Copy the data below exactly, omitting any picture it contains.
======== DATA EXCERPT ========
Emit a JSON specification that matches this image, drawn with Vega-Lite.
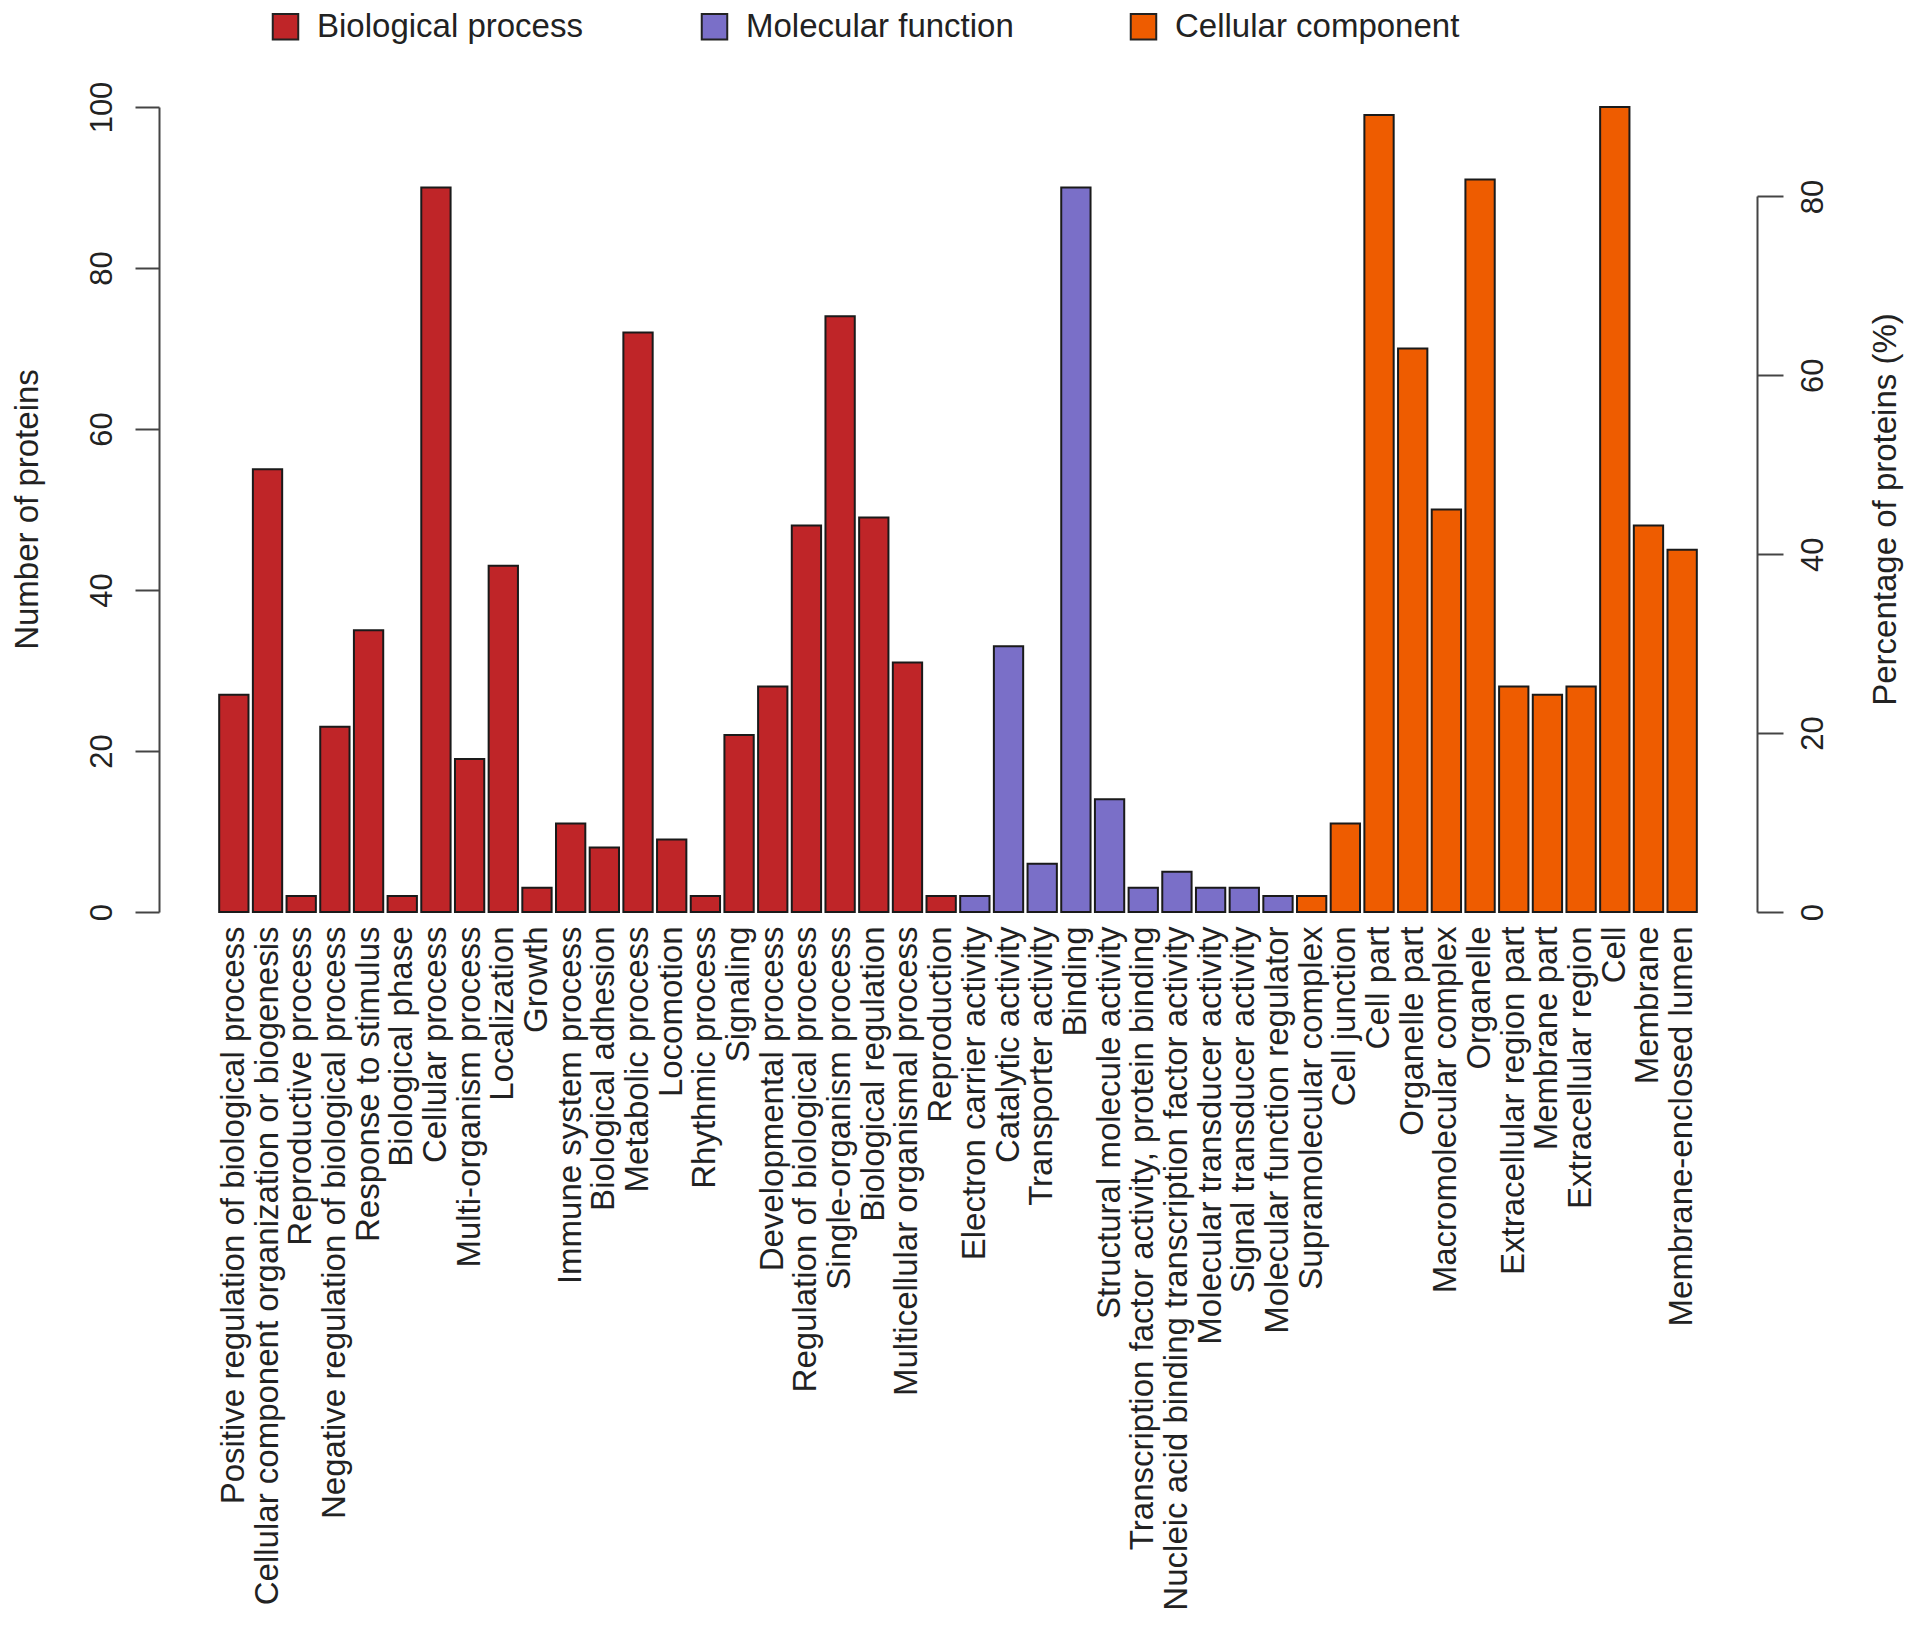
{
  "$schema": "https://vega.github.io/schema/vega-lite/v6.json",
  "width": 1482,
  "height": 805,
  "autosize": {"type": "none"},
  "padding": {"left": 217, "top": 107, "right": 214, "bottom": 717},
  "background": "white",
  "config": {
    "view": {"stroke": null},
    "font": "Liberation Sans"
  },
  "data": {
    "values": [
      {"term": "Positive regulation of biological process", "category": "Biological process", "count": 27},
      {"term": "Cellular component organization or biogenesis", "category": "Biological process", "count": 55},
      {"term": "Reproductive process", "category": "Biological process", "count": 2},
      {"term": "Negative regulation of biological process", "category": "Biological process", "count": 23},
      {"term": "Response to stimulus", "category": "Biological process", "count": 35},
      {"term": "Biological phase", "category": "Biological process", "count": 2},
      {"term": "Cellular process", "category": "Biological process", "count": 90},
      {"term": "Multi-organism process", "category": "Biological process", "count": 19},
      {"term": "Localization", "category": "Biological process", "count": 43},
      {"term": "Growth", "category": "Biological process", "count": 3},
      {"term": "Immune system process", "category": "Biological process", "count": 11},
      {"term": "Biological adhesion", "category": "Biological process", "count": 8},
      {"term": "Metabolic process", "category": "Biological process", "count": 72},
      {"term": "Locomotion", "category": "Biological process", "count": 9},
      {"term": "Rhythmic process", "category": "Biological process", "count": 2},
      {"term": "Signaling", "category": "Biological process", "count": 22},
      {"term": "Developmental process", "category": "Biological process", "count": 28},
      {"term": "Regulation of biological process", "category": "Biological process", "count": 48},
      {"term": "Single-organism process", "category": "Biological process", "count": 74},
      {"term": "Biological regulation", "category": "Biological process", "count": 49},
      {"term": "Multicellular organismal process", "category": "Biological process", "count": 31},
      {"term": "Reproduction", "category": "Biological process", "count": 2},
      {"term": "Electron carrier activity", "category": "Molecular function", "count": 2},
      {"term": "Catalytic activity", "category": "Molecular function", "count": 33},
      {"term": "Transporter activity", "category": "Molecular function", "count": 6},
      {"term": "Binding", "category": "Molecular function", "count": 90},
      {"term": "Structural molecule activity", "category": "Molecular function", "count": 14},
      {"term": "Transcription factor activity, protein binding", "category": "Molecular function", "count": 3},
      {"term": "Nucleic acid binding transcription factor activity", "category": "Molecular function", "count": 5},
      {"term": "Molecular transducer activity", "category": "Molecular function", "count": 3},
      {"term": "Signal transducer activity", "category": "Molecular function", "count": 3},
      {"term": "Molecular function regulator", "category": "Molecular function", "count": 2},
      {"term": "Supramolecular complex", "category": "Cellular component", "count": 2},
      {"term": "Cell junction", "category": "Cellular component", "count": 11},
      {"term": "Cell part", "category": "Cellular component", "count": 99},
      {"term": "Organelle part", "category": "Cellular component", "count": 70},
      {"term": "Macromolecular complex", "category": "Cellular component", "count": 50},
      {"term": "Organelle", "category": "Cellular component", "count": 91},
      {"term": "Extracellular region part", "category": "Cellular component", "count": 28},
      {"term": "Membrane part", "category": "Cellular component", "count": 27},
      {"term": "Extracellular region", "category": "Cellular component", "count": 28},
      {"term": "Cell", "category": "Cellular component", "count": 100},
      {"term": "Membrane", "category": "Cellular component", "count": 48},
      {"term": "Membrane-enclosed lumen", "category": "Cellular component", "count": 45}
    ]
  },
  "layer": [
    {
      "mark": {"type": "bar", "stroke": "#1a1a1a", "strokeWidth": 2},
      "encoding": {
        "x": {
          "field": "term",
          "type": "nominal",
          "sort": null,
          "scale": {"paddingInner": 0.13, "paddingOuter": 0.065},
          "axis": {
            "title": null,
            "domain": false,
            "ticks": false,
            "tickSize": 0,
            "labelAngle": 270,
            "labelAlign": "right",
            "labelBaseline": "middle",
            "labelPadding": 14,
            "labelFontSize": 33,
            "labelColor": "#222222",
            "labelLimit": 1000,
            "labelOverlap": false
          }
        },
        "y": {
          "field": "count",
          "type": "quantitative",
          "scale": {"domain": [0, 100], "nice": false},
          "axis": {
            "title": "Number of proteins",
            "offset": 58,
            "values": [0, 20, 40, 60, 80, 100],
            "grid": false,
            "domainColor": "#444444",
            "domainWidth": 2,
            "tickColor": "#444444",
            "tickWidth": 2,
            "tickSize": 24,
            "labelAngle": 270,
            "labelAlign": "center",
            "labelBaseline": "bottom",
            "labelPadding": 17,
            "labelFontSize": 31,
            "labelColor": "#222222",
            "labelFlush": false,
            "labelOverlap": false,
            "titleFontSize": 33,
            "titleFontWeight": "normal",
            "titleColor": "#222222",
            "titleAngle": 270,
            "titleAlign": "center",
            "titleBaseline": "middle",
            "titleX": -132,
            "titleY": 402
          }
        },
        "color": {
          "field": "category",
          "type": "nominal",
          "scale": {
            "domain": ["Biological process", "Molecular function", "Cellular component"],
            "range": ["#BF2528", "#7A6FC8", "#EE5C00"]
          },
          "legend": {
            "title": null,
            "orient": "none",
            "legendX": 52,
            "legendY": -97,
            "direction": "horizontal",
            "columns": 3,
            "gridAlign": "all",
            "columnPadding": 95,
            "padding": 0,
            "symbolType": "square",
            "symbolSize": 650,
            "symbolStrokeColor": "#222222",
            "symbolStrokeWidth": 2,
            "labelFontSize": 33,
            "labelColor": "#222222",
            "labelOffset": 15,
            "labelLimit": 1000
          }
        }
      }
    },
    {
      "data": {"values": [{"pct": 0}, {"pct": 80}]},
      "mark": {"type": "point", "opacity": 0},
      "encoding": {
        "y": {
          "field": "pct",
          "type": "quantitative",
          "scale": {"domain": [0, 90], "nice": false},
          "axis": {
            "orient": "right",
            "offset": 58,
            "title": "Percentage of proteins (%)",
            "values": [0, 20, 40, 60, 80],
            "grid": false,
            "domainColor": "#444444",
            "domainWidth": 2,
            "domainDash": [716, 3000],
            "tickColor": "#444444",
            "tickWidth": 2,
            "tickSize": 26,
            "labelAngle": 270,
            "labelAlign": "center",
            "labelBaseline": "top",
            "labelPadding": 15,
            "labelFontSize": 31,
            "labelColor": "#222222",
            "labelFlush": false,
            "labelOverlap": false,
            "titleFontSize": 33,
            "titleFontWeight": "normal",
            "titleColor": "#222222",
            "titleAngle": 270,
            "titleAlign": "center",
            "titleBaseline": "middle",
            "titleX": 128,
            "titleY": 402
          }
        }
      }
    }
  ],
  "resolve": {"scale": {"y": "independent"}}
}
========
• **EXERCISE ANSWER**
Emit a JSON specification that matches this image, drawn with Vega-Lite.
{
  "$schema": "https://vega.github.io/schema/vega-lite/v6.json",
  "width": 1482,
  "height": 805,
  "autosize": {"type": "none"},
  "padding": {"left": 217, "top": 107, "right": 214, "bottom": 717},
  "background": "white",
  "config": {
    "view": {"stroke": null},
    "font": "Liberation Sans"
  },
  "data": {
    "values": [
      {"term": "Positive regulation of biological process", "category": "Biological process", "count": 27},
      {"term": "Cellular component organization or biogenesis", "category": "Biological process", "count": 55},
      {"term": "Reproductive process", "category": "Biological process", "count": 2},
      {"term": "Negative regulation of biological process", "category": "Biological process", "count": 23},
      {"term": "Response to stimulus", "category": "Biological process", "count": 35},
      {"term": "Biological phase", "category": "Biological process", "count": 2},
      {"term": "Cellular process", "category": "Biological process", "count": 90},
      {"term": "Multi-organism process", "category": "Biological process", "count": 19},
      {"term": "Localization", "category": "Biological process", "count": 43},
      {"term": "Growth", "category": "Biological process", "count": 3},
      {"term": "Immune system process", "category": "Biological process", "count": 11},
      {"term": "Biological adhesion", "category": "Biological process", "count": 8},
      {"term": "Metabolic process", "category": "Biological process", "count": 72},
      {"term": "Locomotion", "category": "Biological process", "count": 9},
      {"term": "Rhythmic process", "category": "Biological process", "count": 2},
      {"term": "Signaling", "category": "Biological process", "count": 22},
      {"term": "Developmental process", "category": "Biological process", "count": 28},
      {"term": "Regulation of biological process", "category": "Biological process", "count": 48},
      {"term": "Single-organism process", "category": "Biological process", "count": 74},
      {"term": "Biological regulation", "category": "Biological process", "count": 49},
      {"term": "Multicellular organismal process", "category": "Biological process", "count": 31},
      {"term": "Reproduction", "category": "Biological process", "count": 2},
      {"term": "Electron carrier activity", "category": "Molecular function", "count": 2},
      {"term": "Catalytic activity", "category": "Molecular function", "count": 33},
      {"term": "Transporter activity", "category": "Molecular function", "count": 6},
      {"term": "Binding", "category": "Molecular function", "count": 90},
      {"term": "Structural molecule activity", "category": "Molecular function", "count": 14},
      {"term": "Transcription factor activity, protein binding", "category": "Molecular function", "count": 3},
      {"term": "Nucleic acid binding transcription factor activity", "category": "Molecular function", "count": 5},
      {"term": "Molecular transducer activity", "category": "Molecular function", "count": 3},
      {"term": "Signal transducer activity", "category": "Molecular function", "count": 3},
      {"term": "Molecular function regulator", "category": "Molecular function", "count": 2},
      {"term": "Supramolecular complex", "category": "Cellular component", "count": 2},
      {"term": "Cell junction", "category": "Cellular component", "count": 11},
      {"term": "Cell part", "category": "Cellular component", "count": 99},
      {"term": "Organelle part", "category": "Cellular component", "count": 70},
      {"term": "Macromolecular complex", "category": "Cellular component", "count": 50},
      {"term": "Organelle", "category": "Cellular component", "count": 91},
      {"term": "Extracellular region part", "category": "Cellular component", "count": 28},
      {"term": "Membrane part", "category": "Cellular component", "count": 27},
      {"term": "Extracellular region", "category": "Cellular component", "count": 28},
      {"term": "Cell", "category": "Cellular component", "count": 100},
      {"term": "Membrane", "category": "Cellular component", "count": 48},
      {"term": "Membrane-enclosed lumen", "category": "Cellular component", "count": 45}
    ]
  },
  "layer": [
    {
      "mark": {"type": "bar", "stroke": "#1a1a1a", "strokeWidth": 2},
      "encoding": {
        "x": {
          "field": "term",
          "type": "nominal",
          "sort": null,
          "scale": {"paddingInner": 0.13, "paddingOuter": 0.065},
          "axis": {
            "title": null,
            "domain": false,
            "ticks": false,
            "tickSize": 0,
            "labelAngle": 270,
            "labelAlign": "right",
            "labelBaseline": "middle",
            "labelPadding": 14,
            "labelFontSize": 33,
            "labelColor": "#222222",
            "labelLimit": 1000,
            "labelOverlap": false
          }
        },
        "y": {
          "field": "count",
          "type": "quantitative",
          "scale": {"domain": [0, 100], "nice": false},
          "axis": {
            "title": "Number of proteins",
            "offset": 58,
            "values": [0, 20, 40, 60, 80, 100],
            "grid": false,
            "domainColor": "#444444",
            "domainWidth": 2,
            "tickColor": "#444444",
            "tickWidth": 2,
            "tickSize": 24,
            "labelAngle": 270,
            "labelAlign": "center",
            "labelBaseline": "bottom",
            "labelPadding": 17,
            "labelFontSize": 31,
            "labelColor": "#222222",
            "labelFlush": false,
            "labelOverlap": false,
            "titleFontSize": 33,
            "titleFontWeight": "normal",
            "titleColor": "#222222",
            "titleAngle": 270,
            "titleAlign": "center",
            "titleBaseline": "middle",
            "titleX": -132,
            "titleY": 402
          }
        },
        "color": {
          "field": "category",
          "type": "nominal",
          "scale": {
            "domain": ["Biological process", "Molecular function", "Cellular component"],
            "range": ["#BF2528", "#7A6FC8", "#EE5C00"]
          },
          "legend": {
            "title": null,
            "orient": "none",
            "legendX": 52,
            "legendY": -97,
            "direction": "horizontal",
            "columns": 3,
            "gridAlign": "all",
            "columnPadding": 95,
            "padding": 0,
            "symbolType": "square",
            "symbolSize": 650,
            "symbolStrokeColor": "#222222",
            "symbolStrokeWidth": 2,
            "labelFontSize": 33,
            "labelColor": "#222222",
            "labelOffset": 15,
            "labelLimit": 1000
          }
        }
      }
    },
    {
      "data": {"values": [{"pct": 0}, {"pct": 80}]},
      "mark": {"type": "point", "opacity": 0},
      "encoding": {
        "y": {
          "field": "pct",
          "type": "quantitative",
          "scale": {"domain": [0, 90], "nice": false},
          "axis": {
            "orient": "right",
            "offset": 58,
            "title": "Percentage of proteins (%)",
            "values": [0, 20, 40, 60, 80],
            "grid": false,
            "domainColor": "#444444",
            "domainWidth": 2,
            "domainDash": [716, 3000],
            "tickColor": "#444444",
            "tickWidth": 2,
            "tickSize": 26,
            "labelAngle": 270,
            "labelAlign": "center",
            "labelBaseline": "top",
            "labelPadding": 15,
            "labelFontSize": 31,
            "labelColor": "#222222",
            "labelFlush": false,
            "labelOverlap": false,
            "titleFontSize": 33,
            "titleFontWeight": "normal",
            "titleColor": "#222222",
            "titleAngle": 270,
            "titleAlign": "center",
            "titleBaseline": "middle",
            "titleX": 128,
            "titleY": 402
          }
        }
      }
    }
  ],
  "resolve": {"scale": {"y": "independent"}}
}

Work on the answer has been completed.